The land was not impressive. Considered “an old dump,”
it also flooded frequently when the Portage overflowed its banks.
At those times, people hauled canoes in for a little water recreation.
If sufficient standing water froze in winter, it became a skating
rink. Gray purchased the entire parcel for $500.
The land was so overgrown and uncared for that the
most noteworthy use of it was to field test tanks. That’s right,
in 1917, during World War 1, the US Army brought a tank in to see
how it would perform on Fostoria’s fiercest terrain.
The first thing Gray did was have a levee built to
control and straighten the Portage so the land could be developed.
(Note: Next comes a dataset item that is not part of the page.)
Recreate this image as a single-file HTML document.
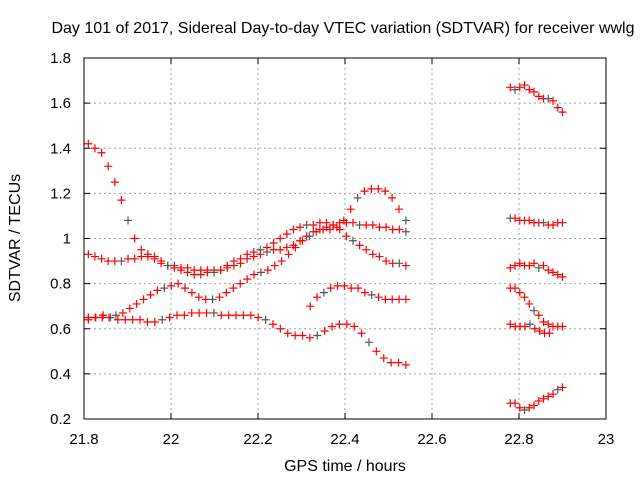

He took a personal hand in landscaping the area. It was not unusual
on spring mornings for residents to see the president and founder
of Gray Printing wielding a shovel, planting trees and shrubs as
he slowly transformed the property from an eyesore into a place
resplendent with beautiful, growing things.
The land was much lower than it is today and Gray
filled it in with everything from ashes from nearby homes that heated
with coal to assorted junk to Model T Ford fenders to fill dirt.
Someday an anthropologist might have fun on the sight.
Back in the early 20's the site was known as Lakeview
Park. The remains of the foundation of the park building are still
visible near Vine St. where the Mission Possible brickwork is laid
out. That building was destroyed by fire in 1924.
In 1938 Gray donated the land south of the river to
the city as parkland and it has borne his name for many years.
George Gray was an engaged citizen as well as a prosperous
businessman. He was active in the YMCA and the library. For more
than 50 years he was an energetic member of the First Presbyterian
Church, serving as an Elder as well as Sunday School Teacher and
Superintendent. He was also a member of the Fostoria Park Board.
In 1914 he was the first vice president of the Ohio Printers Federation.
Much of Fostoria’s social life revolved around the
Gray home which we know today as the Mann-Hare Funeral Home.
By 1932 a nine hole, par three golf course along with
a miniature golf course occupied much of the park. In the midst
of the Great Depression, Gray determined that Fostorians and employees
of Gray Printing in particular would benefit from economical recreation.
There still exist a couple business cards advertising
the opportunity to “Play Golf while in Fostoria at Gray Park Golf
Course - A Sporty Mashie Course - In West Part of City - Route 18.”
Mashie golf required the use of only a single club, the mashie putter.
In May 1936 green fees for a round of sporty mashie golf were 25
cents.
The course had four holes of 110 years, one of 100
yards, one of 75, two of 55 and one of 50 yards. The first tee was
near the corner formed by the intersection of the Portage and North
Vine. The course skirted the southern edge of the park and followed
the bend of the river to the area where the back of St. Wendelin
HS now sits. The course then wound its way back west and the ninth
green was adjacent to the first tee. The sixth green and seventh
tee were on the other side of the “crick.”
Golf wasn’t the only amenity the park had to offer.
There was also a shuffleboard court and an archery range.
The name Gray remains closely tied to civic improvement.
George M. Gray’s grandson, George A. Gray, also a past president
of Gray Printing, is active in the Mission Possible project at Gray
Park. He is also president of the Fostoria Historical Society and
has served as vice president for the local Habitat for Humanity.
The Fostoria Ladies Garden Club hopes that their work
will come to full bloom by the time the Great Ohio Bicycle Adventure
comes to town and Fostoria celebrates the Glass Heritage Festival.
When we drive past the library, City Building, mid-block or the
cemetery, we can appreciate their efforts to make Fostoria a brighter
place to live.
And when we go down Vine St. we can appreciate both
the dedication of the Garden Club as well as the spirit of civic
pride and improvement that Gray Park represents.
The memory of George M. Gray and his belief in Fostoria’s
future can serve as a reminder to us to do what we can to leave
a better Fostoria to those that follow us.